▸ STATED TASK
Repeat verbatim the lines from the one containing "Give me the Plotly source for this chart." to the one containing "showlegend=True))", ends included, minus any pictures.

---+---

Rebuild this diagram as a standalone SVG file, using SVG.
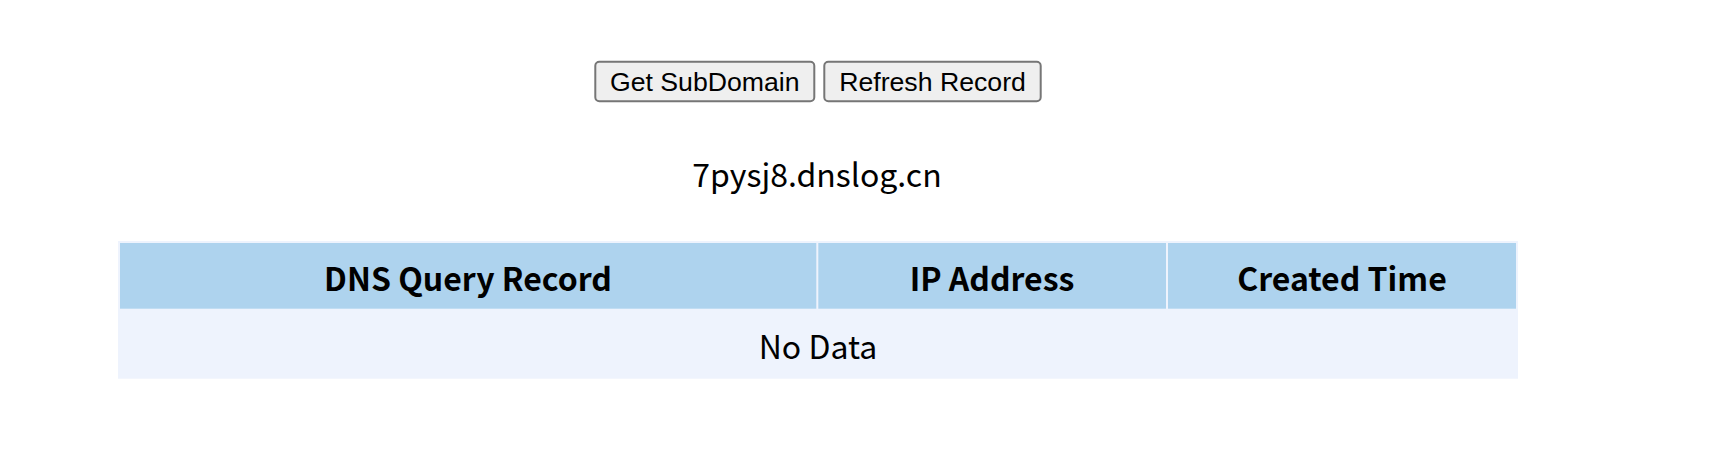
<svg xmlns="http://www.w3.org/2000/svg" width="1710" height="460" viewBox="0 0 1710 460">
<style>
.btn{fill:#efefef;stroke:#767676;stroke-width:2}
.btxt{font-family:"Liberation Sans",Arial,sans-serif;font-size:26.67px;fill:#000;text-anchor:middle}
.txt{font-family:"Noto Sans CJK SC","Noto Sans",sans-serif;font-size:32px;fill:#000;text-anchor:middle}
.th{fill:#aed3ee}
.bold{font-weight:bold}
</style>
<rect width="1710" height="460" fill="#ffffff"/>
<g id="btn-get-subdomain">
<rect class="btn" x="595.3" y="61.7" width="219" height="39.6" rx="4"/>
<text class="btxt" x="704.8" y="90.5">Get SubDomain</text>
</g>
<g id="btn-refresh-record">
<rect class="btn" x="824.3" y="61.7" width="216.4" height="39.6" rx="4"/>
<text class="btxt" x="932.5" y="90.5">Refresh Record</text>
</g>
<g id="subdomain">
<text class="txt" x="817" y="186.5">7pysj8.dnslog.cn</text>
</g>
<g id="table">
<rect x="118" y="241" width="1400" height="137.7" fill="#eef3fd"/>
<g id="th-dns">
<rect class="th" x="120" y="243" width="696.3" height="65.7"/>
<text class="txt bold" x="468" y="291">DNS Query Record</text>
</g>
<g id="th-ip">
<rect class="th" x="818.3" y="243" width="347.7" height="65.7"/>
<text class="txt bold" x="992" y="291">IP Address</text>
</g>
<g id="th-time">
<rect class="th" x="1168" y="243" width="348" height="65.7"/>
<text class="txt bold" x="1342" y="291">Created Time</text>
</g>
<g id="td-nodata">
<rect x="120" y="310.7" width="1396" height="66" fill="#eef3fd"/>
<text class="txt" x="818" y="359">No Data</text>
</g>
</g>
<g id="connectors"></g>
</svg>
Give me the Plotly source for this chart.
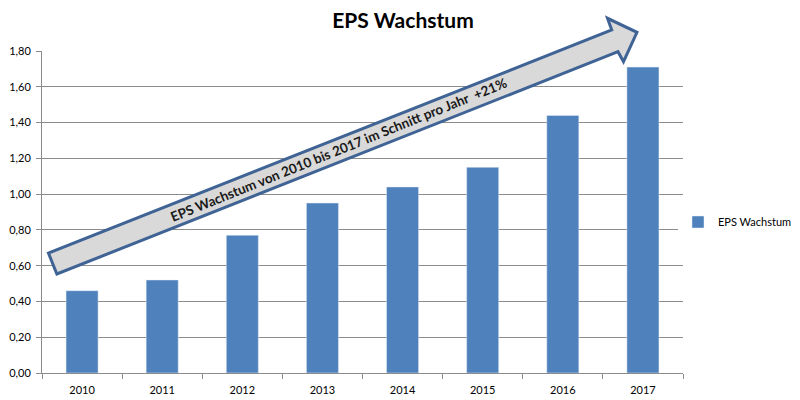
import plotly.graph_objects as go

years = ["2010", "2011", "2012", "2013", "2014", "2015", "2016", "2017"]
eps = [0.46, 0.52, 0.77, 0.95, 1.04, 1.15, 1.44, 1.71]
series_name = "EPS Wachstum"
title_text = "EPS Wachstum"
arrow_text = "EPS Wachstum von 2010 bis 2017 im Schnitt pro Jahr  +21%"

W, H = 800, 400
OFF = 8  # page body margin offset
L, R, T, B = 42 - OFF, 683 - OFF, 51 - OFF, 373 - OFF

def px(x):
    return (x - OFF - L) / (R - L)

def py(y):
    return (B - (y - OFF)) / (B - T)

arrow_pts = [(48.4, 253), (56.9, 274), (618, 51.7), (623.5, 61.7),
             (637, 32.3), (607.5, 18.3), (611.7, 30)]
path = "M " + " L ".join(f"{px(x):.4f},{py(y):.4f}" for x, y in arrow_pts) + " Z"

fig = go.Figure()
fig.add_trace(go.Bar(x=years, y=eps, name=series_name, marker_color="#4F81BD",
                     showlegend=True))

fig.update_layout(
    width=W, height=H,
    margin=dict(l=L, r=W - R, t=T, b=H - B, autoexpand=False),
    paper_bgcolor="white", plot_bgcolor="white",
    separators=",.",
    bargap=0.6,
    font=dict(family="Lato, Open Sans, sans-serif", size=11, color="#000000"),
    title=dict(text="<b>" + title_text + "</b>", x=(403 - OFF) / W, xanchor="center",
               xref="container", yref="container",
               y=1 - (21 - OFF) / H, yanchor="middle",
               font=dict(family="Lato, sans-serif", size=21, color="#000000")),
    legend=dict(xref="container", yref="container", x=(678 - OFF) / W,
                y=1 - (222 - OFF) / H,
                xanchor="left", yanchor="middle",
                font=dict(size=11, color="#000000"), itemwidth=30),
    shapes=[dict(type="path", xref="paper", yref="paper", path=path,
                 fillcolor="#D9D9D9", line=dict(color="#3F6395", width=3),
                 layer="above")],
    annotations=[dict(text="<b>" + arrow_text + "</b>", xref="paper", yref="paper",
                      x=px(338), y=py(150), xanchor="center", yanchor="middle",
                      showarrow=False, textangle=-22,
                      font=dict(family="Lato, sans-serif", size=13.5, color="#1a1a1a"))],
)
fig.update_yaxes(range=[0, 1.8], dtick=0.2, tickformat=".2f", automargin=False,
                 showgrid=True, gridcolor="#8C8C8C", gridwidth=1,
                 showline=True, linecolor="#8C8C8C", linewidth=1,
                 ticks="outside", ticklen=5, tickcolor="#8C8C8C",
                 ticklabelstandoff=3,
                 zeroline=False, tickfont=dict(size=11))
fig.update_xaxes(showline=True, linecolor="#8C8C8C", linewidth=1, automargin=False,
                 ticks="outside", ticklen=5, tickcolor="#8C8C8C",
                 ticklabelstandoff=7,
                 tickson="boundaries", showgrid=False, tickfont=dict(size=11))

fig.write_html("out.html")
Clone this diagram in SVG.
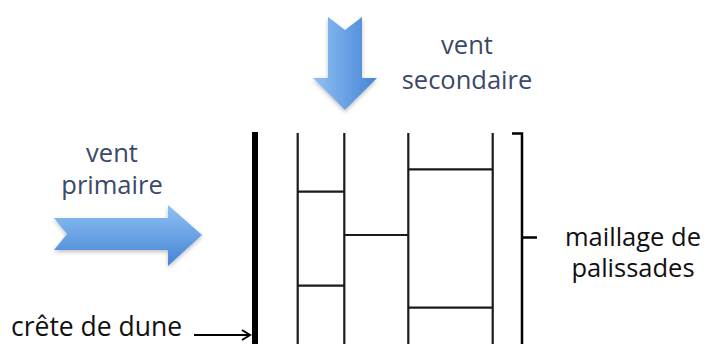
<svg xmlns="http://www.w3.org/2000/svg" width="705" height="344" viewBox="0 0 705 344">
  <defs>
    <linearGradient id="gRight" x1="0" y1="0" x2="0" y2="1">
      <stop offset="0" stop-color="#8fc1f4"/>
      <stop offset="1" stop-color="#4584d4"/>
    </linearGradient>
    <linearGradient id="gDown" x1="0" y1="0" x2="1" y2="0">
      <stop offset="0" stop-color="#8fc1f4"/>
      <stop offset="1" stop-color="#4584d4"/>
    </linearGradient>
    <filter id="shadow" x="-20%" y="-20%" width="140%" height="160%">
      <feDropShadow dx="0" dy="2" stdDeviation="2" flood-color="#000" flood-opacity="0.25"/>
    </filter>
    <marker id="openArrow" markerWidth="12" markerHeight="12" refX="10" refY="6" orient="auto" markerUnits="userSpaceOnUse">
      <path d="M2,1 L10,6 L2,11" fill="none" stroke="#000" stroke-width="2"/>
    </marker>
    <style>
      .lbl { font-family: "Open Sans", "Liberation Sans", sans-serif; font-size: 25.5px; }
      .wind { fill: #3b4868; }
      .dark { fill: #111; }
      .fence { stroke: #1a1a1a; stroke-width: 2.2; fill: none; }
      .crest { stroke: #000; stroke-width: 6; }
      .bracket { stroke: #000; stroke-width: 2.5; fill: none; }
    </style>
  </defs>
  <rect width="705" height="344" fill="#fff"/>

  <g id="vent-primaire">
    <polygon points="54,218 168,218 168,205 202,235 168,266 168,250 54,250 67,234" fill="url(#gRight)" filter="url(#shadow)"/>
    <text class="lbl wind" x="112" y="162" text-anchor="middle">vent</text>
    <text class="lbl wind" x="112" y="193.5" text-anchor="middle">primaire</text>
  </g>

  <g id="vent-secondaire">
    <polygon points="328,17 345,30 362,17 362,78 377,78 345,110 313,78 328,78" fill="url(#gDown)" filter="url(#shadow)"/>
    <text class="lbl wind" x="467" y="54" text-anchor="middle">vent</text>
    <text class="lbl wind" x="467" y="89" text-anchor="middle">secondaire</text>
  </g>

  <g id="crete-de-dune">
    <line class="crest" x1="255" y1="132" x2="255" y2="344"/>
    <text class="lbl dark" x="11" y="336" style="font-size:26.5px">crête de dune</text>
  </g>

  <g id="palissades">
    <line class="fence" x1="297.7" y1="133" x2="297.7" y2="344"/>
    <line class="fence" x1="344.3" y1="133" x2="344.3" y2="344"/>
    <line class="fence" x1="408.3" y1="133" x2="408.3" y2="344"/>
    <line class="fence" x1="492.7" y1="133" x2="492.7" y2="344"/>
    <line class="fence" x1="297.7" y1="191.7" x2="344.3" y2="191.7"/>
    <line class="fence" x1="297.7" y1="285.7" x2="344.3" y2="285.7"/>
    <line class="fence" x1="344.3" y1="235" x2="408.3" y2="235"/>
    <line class="fence" x1="408.3" y1="169.3" x2="492.7" y2="169.3"/>
    <line class="fence" x1="408.3" y1="307.7" x2="492.7" y2="307.7"/>
  </g>

  <g id="maillage">
    <path class="bracket" d="M512,133.5 L522,133.5 L522,344 M522,237.5 L537,237.5"/>
    <text class="lbl dark" x="633" y="246" text-anchor="middle">maillage de</text>
    <text class="lbl dark" x="633" y="277" text-anchor="middle">palissades</text>
  </g>

  <g id="connectors">
    <line x1="194" y1="335" x2="250" y2="335" stroke="#000" stroke-width="2" marker-end="url(#openArrow)"/>
  </g>
</svg>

---+---

▸ RESPONSE TO THIS EXERCISE
Give me the Plotly source for this chart.
import plotly.graph_objects as go

years = ["2010", "2011", "2012", "2013", "2014", "2015", "2016", "2017"]
eps = [0.46, 0.52, 0.77, 0.95, 1.04, 1.15, 1.44, 1.71]
series_name = "EPS Wachstum"
title_text = "EPS Wachstum"
arrow_text = "EPS Wachstum von 2010 bis 2017 im Schnitt pro Jahr  +21%"

W, H = 800, 400
OFF = 8  # page body margin offset
L, R, T, B = 42 - OFF, 683 - OFF, 51 - OFF, 373 - OFF

def px(x):
    return (x - OFF - L) / (R - L)

def py(y):
    return (B - (y - OFF)) / (B - T)

arrow_pts = [(48.4, 253), (56.9, 274), (618, 51.7), (623.5, 61.7),
             (637, 32.3), (607.5, 18.3), (611.7, 30)]
path = "M " + " L ".join(f"{px(x):.4f},{py(y):.4f}" for x, y in arrow_pts) + " Z"

fig = go.Figure()
fig.add_trace(go.Bar(x=years, y=eps, name=series_name, marker_color="#4F81BD",
                     showlegend=True))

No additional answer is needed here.